The next big thing in data analytics within the insurance sector

How can historic data be digitised to bolster accuracy?

The next big thing in data analytics within the insurance sector

Technology

By Mia Wallace

As a data-heavy industry, how insurance can process documents and extract the valuable data insights which these documents hold has been a significant consideration for a number of years. Across the globe, data and software companies are rising to the challenge, helping to mitigate this critical problem organisations face. Nay Odutola (pictured), area vice president EMEA at Hyperscience has been involved with the ‘software as a service’ (SaaS) industry for about 15 years, and with the AI and machine learning segments of this sector for the last six to seven years.

He has always seen this sector as a kind of eternal university, Odutola said, where the demand to stay ahead of the curve is imperative and can only be achieved through continuous education and re-education. If companies and individuals do not evolve, they will get left behind, he said, and the focus on ‘continuous improvement’ is what has led him to the AI and machine learning industries.

“If you look at insurance or financial services, or just at the time we’re in right now,” he said, “it’s a very fast-paced evolving environment. In a year’s time, there’s going be another technology released, and because we’re dealing with software, things are moving very quickly and it’s about having the foundational tools to keep up and to evolve.”

Odutola looked to where the market was going, and what was likely to be the next big thing to change the world and make an impact on business, which is what led him to Hyperscience, an automation start-up headquartered in New York City. He saw an opportunity to join a fast-growing organisation that was solving a real problem for customers and was moving into international markets, which Hyperscience did towards the end of last year.

What he likes about working in smaller organisations is the opportunity they offer for genuine autonomy and to really make a difference to the strategy and direction of the company, and he has loved being part of a company which is determined to focus on delivering true value to customers.

For Hyperscience, this means providing large organisations within key sectors including insurance, financial services, healthcare and government assistance with processing the high-value data that exists outside of their organisations and bringing it in. The company’s proprietary solution uses machine learning technology to identify and classify documents and then to extract this data to make it machine-readable so that it can be utilised downstream. Extracting that data and getting it into a format that can be used by various business processes – for example, to drive analytics of customer behaviour – is critical.

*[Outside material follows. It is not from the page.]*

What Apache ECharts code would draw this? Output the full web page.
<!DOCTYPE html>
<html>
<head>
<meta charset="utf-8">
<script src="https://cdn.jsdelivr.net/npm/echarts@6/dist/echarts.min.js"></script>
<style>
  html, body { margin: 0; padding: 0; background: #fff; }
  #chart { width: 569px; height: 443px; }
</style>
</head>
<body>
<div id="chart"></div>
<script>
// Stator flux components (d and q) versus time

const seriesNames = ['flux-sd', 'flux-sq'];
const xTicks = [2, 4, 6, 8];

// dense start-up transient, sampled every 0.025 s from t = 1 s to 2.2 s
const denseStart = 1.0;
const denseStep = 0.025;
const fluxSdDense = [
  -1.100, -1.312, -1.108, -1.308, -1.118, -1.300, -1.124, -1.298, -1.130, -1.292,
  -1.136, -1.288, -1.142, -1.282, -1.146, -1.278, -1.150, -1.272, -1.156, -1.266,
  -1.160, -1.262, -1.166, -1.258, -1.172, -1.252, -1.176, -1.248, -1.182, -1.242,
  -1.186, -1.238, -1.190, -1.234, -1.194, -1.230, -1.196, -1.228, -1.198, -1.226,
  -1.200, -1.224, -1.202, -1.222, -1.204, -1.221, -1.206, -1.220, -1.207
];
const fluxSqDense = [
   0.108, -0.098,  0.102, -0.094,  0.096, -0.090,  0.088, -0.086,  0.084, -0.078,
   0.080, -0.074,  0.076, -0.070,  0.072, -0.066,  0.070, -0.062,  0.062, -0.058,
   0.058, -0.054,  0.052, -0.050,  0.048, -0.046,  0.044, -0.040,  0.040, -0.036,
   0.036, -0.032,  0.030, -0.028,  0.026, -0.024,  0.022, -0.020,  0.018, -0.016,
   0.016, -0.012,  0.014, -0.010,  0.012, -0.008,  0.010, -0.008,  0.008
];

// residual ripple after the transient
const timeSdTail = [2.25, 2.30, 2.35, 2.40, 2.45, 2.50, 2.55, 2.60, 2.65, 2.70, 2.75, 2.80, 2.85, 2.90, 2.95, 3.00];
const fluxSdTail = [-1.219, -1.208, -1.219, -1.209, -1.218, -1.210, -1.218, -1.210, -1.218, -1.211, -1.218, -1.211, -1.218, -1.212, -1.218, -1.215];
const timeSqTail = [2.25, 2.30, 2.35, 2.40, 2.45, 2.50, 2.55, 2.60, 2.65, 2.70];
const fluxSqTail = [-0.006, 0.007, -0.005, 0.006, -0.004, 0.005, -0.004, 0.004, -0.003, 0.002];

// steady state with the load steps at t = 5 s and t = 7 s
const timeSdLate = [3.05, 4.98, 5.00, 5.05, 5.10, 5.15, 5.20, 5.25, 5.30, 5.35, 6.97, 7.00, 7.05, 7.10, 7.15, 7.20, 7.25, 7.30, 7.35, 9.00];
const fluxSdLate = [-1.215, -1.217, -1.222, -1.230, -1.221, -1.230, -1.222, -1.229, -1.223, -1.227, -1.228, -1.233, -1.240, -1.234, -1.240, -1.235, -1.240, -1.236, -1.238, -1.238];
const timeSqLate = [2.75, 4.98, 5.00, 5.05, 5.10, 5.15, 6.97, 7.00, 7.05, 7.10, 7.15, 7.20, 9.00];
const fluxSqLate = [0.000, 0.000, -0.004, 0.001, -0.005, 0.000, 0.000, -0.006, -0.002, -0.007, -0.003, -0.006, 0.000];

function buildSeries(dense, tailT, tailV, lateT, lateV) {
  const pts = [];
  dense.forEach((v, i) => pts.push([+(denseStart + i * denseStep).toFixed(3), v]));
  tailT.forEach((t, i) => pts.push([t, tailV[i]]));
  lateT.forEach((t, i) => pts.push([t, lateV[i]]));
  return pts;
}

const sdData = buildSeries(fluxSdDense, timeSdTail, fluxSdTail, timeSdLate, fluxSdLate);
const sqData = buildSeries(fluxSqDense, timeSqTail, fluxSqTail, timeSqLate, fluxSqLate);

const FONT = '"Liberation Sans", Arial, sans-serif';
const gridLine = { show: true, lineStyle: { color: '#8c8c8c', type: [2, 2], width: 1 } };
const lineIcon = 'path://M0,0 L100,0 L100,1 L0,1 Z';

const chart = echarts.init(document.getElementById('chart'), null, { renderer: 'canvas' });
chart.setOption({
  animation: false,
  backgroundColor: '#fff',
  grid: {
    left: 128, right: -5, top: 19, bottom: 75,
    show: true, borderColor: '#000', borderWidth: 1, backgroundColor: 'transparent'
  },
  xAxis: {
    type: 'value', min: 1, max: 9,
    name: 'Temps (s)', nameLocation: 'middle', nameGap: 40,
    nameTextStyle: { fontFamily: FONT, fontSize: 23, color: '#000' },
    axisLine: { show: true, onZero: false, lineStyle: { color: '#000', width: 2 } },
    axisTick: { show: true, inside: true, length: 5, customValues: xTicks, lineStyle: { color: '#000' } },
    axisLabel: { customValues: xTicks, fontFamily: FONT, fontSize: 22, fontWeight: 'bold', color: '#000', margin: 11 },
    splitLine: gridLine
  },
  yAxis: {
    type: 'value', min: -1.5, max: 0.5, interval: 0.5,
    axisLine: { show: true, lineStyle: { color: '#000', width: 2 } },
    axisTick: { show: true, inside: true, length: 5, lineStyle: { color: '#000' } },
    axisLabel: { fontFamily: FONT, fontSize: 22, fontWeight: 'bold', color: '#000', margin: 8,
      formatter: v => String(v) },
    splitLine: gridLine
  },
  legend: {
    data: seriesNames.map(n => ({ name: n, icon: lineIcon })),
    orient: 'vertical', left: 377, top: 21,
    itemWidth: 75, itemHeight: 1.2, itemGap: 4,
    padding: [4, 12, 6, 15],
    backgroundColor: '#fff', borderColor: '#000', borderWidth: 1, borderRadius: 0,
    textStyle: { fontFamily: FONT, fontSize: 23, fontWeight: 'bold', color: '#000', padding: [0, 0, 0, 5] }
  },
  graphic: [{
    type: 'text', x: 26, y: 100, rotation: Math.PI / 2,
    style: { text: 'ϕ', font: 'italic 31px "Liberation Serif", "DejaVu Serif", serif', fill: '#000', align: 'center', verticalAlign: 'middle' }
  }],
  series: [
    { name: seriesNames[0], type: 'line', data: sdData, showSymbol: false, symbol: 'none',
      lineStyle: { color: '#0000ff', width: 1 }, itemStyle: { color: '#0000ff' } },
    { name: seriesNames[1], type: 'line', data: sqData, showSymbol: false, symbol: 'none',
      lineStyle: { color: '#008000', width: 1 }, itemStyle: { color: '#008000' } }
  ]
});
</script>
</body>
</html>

“If you look at the insurance industry,” he said, “it’s an industry which has been around for a long time and despite technological advancements, it continues to do things very manually.”

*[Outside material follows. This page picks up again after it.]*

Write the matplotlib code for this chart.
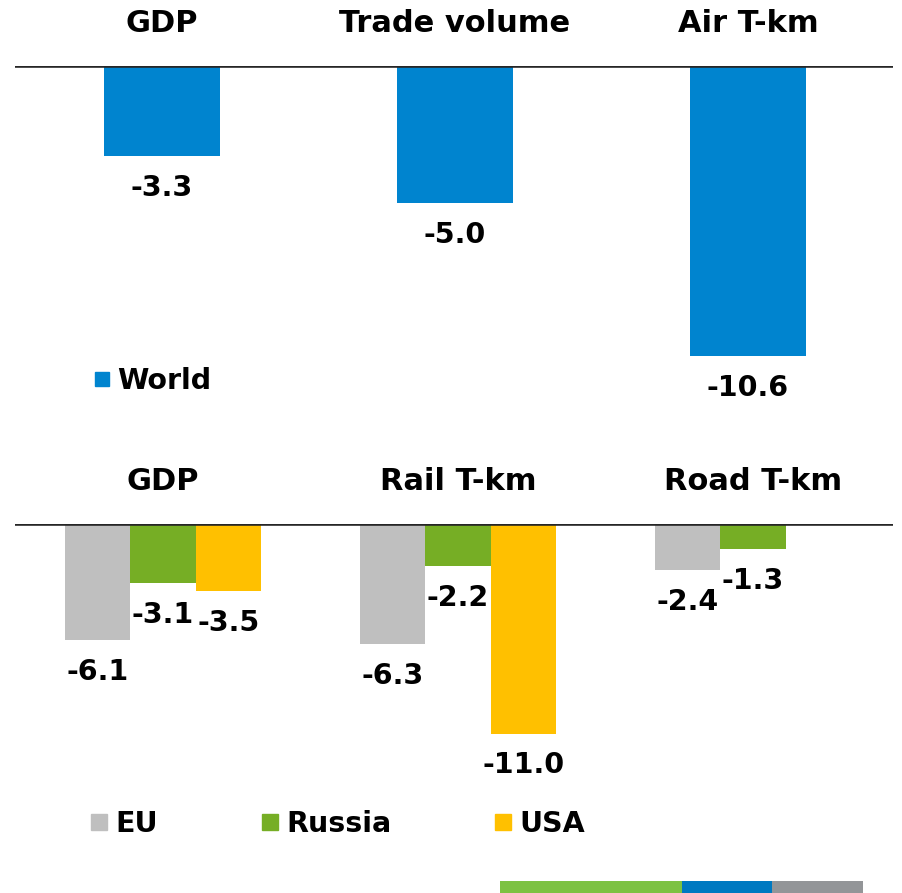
import matplotlib
matplotlib.use("Agg")
import matplotlib.pyplot as plt
from matplotlib.lines import Line2D

# data
top_cats = ["GDP", "Trade volume", "Air T-km"]
world = [-3.3, -5.0, -10.6]

bot_cats = ["GDP", "Rail T-km", "Road T-km"]
eu = [-6.1, -6.3, -2.4]
russia = [-3.1, -2.2, -1.3]
usa = [-3.5, -11.0, None]

strip_widths = [182, 90, 91]
strip_colors = ["#7DC242", "#0079C1", "#939598"]

c_world = "#0084CF"
c_eu = "#BFBFBF"
c_ru = "#76AE25"
c_us = "#FFC000"

W, H = 903, 893
plt.rcParams["font.family"] = "DejaVu Sans"
plt.rcParams["font.weight"] = "bold"
fig = plt.figure(figsize=(W / 100, H / 100), dpi=100)


def px_axes(x0, y0, x1, y1):
    # axes from pixel box (top-left origin)
    return fig.add_axes([x0 / W, 1 - y1 / H, (x1 - x0) / W, (y1 - y0) / H])


title_fs = 22
val_fs = 20.5
leg_fs = 20.5
line_c = "#262626"

# ---- top panel ----
ax1 = px_axes(15, 66, 893, 420)
scale1 = 27.35
ax1.set_xlim(-0.502, 2.495)
ax1.set_ylim(-(420 - 66) / scale1, 0)
x = range(len(world))
ax1.bar(x, world, width=0.396, color=c_world, label="World")
ax1.axhline(0, color=line_c, lw=2.6, zorder=5)
for i, v in enumerate(world):
    ax1.annotate(f"{v:.1f}", (i, v), xytext=(0, -23), textcoords="offset points",
                 ha="center", va="center", fontsize=val_fs, fontweight="bold")
    ax1.text(i, 42 / scale1, top_cats[i], ha="center", va="center",
             fontsize=title_fs, fontweight="bold", clip_on=False)
ax1.axis("off")
h1 = [Line2D([], [], marker="s", ls="none", color=c_world, markersize=10.5)]
ax1.legend(h1, ["World"], loc="center left", frameon=False,
           bbox_to_anchor=(94 / W, 1 - 381 / H), bbox_transform=fig.transFigure,
           handlelength=0.55, handletextpad=0.27,
           borderpad=0, borderaxespad=0, prop={"weight": "bold", "size": leg_fs})

# ---- bottom panel ----
ax2 = px_axes(15, 524, 893, 850)
scale2 = 19.05
ax2.set_xlim(-0.502, 2.475)
ax2.set_ylim(-(850 - 524) / scale2, 0)
bw = 0.222
for k, (vals, col) in enumerate([(eu, c_eu), (russia, c_ru), (usa, c_us)]):
    for i, v in enumerate(vals):
        if v is None:
            continue
        xi = i + (k - 1) * bw
        ax2.bar(xi, v, width=bw, color=col)
        ax2.annotate(f"{v:.1f}", (xi, v), xytext=(0, -23), textcoords="offset points",
                     ha="center", va="center", fontsize=val_fs, fontweight="bold")
ax2.axhline(0, color=line_c, lw=2.6, zorder=5)
for i, t in enumerate(bot_cats):
    ax2.text(i, 43 / scale2, t, ha="center", va="center",
             fontsize=title_fs, fontweight="bold", clip_on=False)
ax2.axis("off")
h2 = [Line2D([], [], marker="s", ls="none", color=c, markersize=11.5) for c in (c_eu, c_ru, c_us)]
ax2.legend(h2, ["EU", "Russia", "USA"], loc="center left", frameon=False, ncol=3,
           bbox_to_anchor=(91 / W, 1 - 824 / H), bbox_transform=fig.transFigure,
           handlelength=0.58, handletextpad=0.27, columnspacing=3.65,
           borderpad=0, borderaxespad=0, prop={"weight": "bold", "size": leg_fs})

# ---- bottom strip ----
ax3 = px_axes(500, 881, 863, 893)
left = 0
for w, c in zip(strip_widths, strip_colors):
    ax3.barh(0, w, left=left, height=1, color=c)
    left += w
ax3.set_xlim(0, sum(strip_widths))
ax3.set_ylim(-0.5, 0.5)
ax3.axis("off")

fig.savefig("out.png", dpi=100)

The big challenge in the insurance sector, Odutola said, is how historic data can be digitised for more effective and efficient use, and, crucially, how the manual processes which cost time, money and accuracy can be swapped for automated processes instead.  

When it comes to insurers working with start-ups today, he said, the biggest question is whether they will be around in five years’ time. That focus on adding value and solving a mission-critical process is fair, and the business is currently in the position of working with some of the largest enterprises today, which is evidence not only of its growth trajectory but also of its stability as an organisation.

The most important thing to the insurance industry is accuracy, he noted, and that is the number one thing they need to get right. While many existing technologies may offer automation, there is no point in having this automation if the accuracy level is not high enough, extracted data is not reliable, and resources need to be wasted on double-checking whether the information collected is correct, he said, and this costs insurance companies more time and more money.

Once this accuracy issue is addressed, Odutola said, the question is how quickly this data can be automatically extracted for use throughout multiple business processes. Where Hyperscience has truly displayed its value proposition is in its enabling of a significantly faster processing time for insurance companies. When it comes to accessing the information that they need to make decisions, he said,  Hyperscience has the added side-effect of enabling companies to get back to their customers faster, which they have come to expect from service industries in recent years.

“We are now in that age where people want things immediately,” he said. “And so, everybody is looking for a way to improve customer experience. Because the better you can improve your customer experience, the better you can retain this more satisfied customer and the more customers you can acquire, which is the ultimate goal that most businesses are looking for. By automating document processing and speeding up these internal business processes, you can help with that.”